▸ **Instructions to follow**: Among the records that follow, count the lines with the string "React"; report only that count.

▸ **Working data**:
Begin

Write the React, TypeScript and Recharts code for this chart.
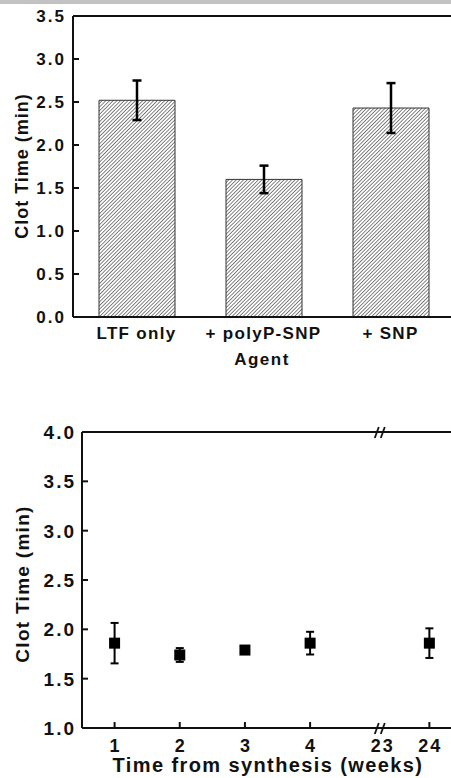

End
Begin

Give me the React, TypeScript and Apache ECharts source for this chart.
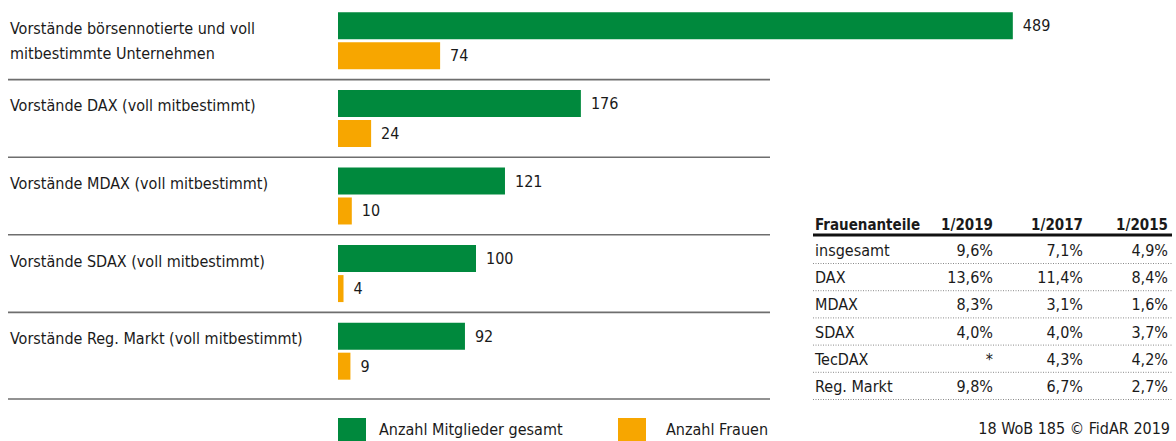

End
Begin

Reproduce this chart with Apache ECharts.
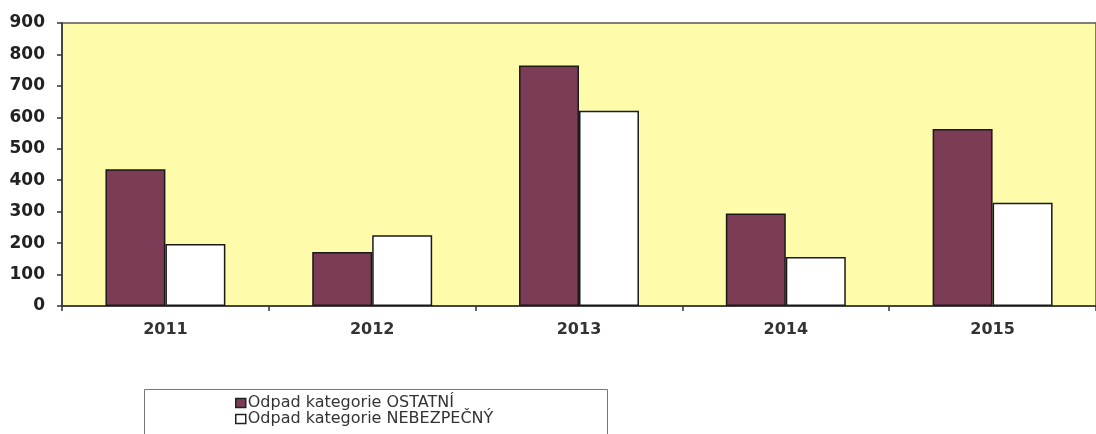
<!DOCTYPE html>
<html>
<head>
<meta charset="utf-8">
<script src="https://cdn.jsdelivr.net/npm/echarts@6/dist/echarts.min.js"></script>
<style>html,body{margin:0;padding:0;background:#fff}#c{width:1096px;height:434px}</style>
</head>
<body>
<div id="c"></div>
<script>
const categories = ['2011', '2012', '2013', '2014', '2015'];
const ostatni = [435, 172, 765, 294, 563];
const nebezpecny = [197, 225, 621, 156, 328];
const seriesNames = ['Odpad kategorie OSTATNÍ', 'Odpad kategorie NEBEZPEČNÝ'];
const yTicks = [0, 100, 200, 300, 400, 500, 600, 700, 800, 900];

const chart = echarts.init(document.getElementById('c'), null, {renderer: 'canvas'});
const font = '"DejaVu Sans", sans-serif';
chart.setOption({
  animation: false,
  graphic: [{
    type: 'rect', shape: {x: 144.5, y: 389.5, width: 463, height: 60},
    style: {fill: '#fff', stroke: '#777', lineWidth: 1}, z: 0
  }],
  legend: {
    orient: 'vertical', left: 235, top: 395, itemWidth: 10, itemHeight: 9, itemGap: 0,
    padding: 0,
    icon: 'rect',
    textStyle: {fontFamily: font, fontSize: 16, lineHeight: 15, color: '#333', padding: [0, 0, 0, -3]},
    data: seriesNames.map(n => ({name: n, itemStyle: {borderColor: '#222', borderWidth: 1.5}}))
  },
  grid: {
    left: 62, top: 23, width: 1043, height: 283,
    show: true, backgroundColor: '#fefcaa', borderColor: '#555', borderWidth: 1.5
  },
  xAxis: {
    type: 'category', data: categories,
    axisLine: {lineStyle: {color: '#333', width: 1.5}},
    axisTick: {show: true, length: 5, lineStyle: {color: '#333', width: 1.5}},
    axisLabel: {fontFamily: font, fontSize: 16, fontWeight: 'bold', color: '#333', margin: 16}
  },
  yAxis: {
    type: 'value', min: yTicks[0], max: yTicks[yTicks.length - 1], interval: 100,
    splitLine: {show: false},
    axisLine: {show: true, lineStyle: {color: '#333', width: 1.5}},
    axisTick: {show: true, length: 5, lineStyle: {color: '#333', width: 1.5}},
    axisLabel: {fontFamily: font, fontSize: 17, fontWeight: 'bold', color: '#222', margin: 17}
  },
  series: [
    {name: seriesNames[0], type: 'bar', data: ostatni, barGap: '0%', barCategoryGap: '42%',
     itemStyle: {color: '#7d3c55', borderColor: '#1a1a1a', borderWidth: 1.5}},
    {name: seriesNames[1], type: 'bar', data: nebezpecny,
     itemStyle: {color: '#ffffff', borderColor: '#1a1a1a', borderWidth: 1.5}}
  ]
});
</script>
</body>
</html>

End

▸ **Full answer**: 2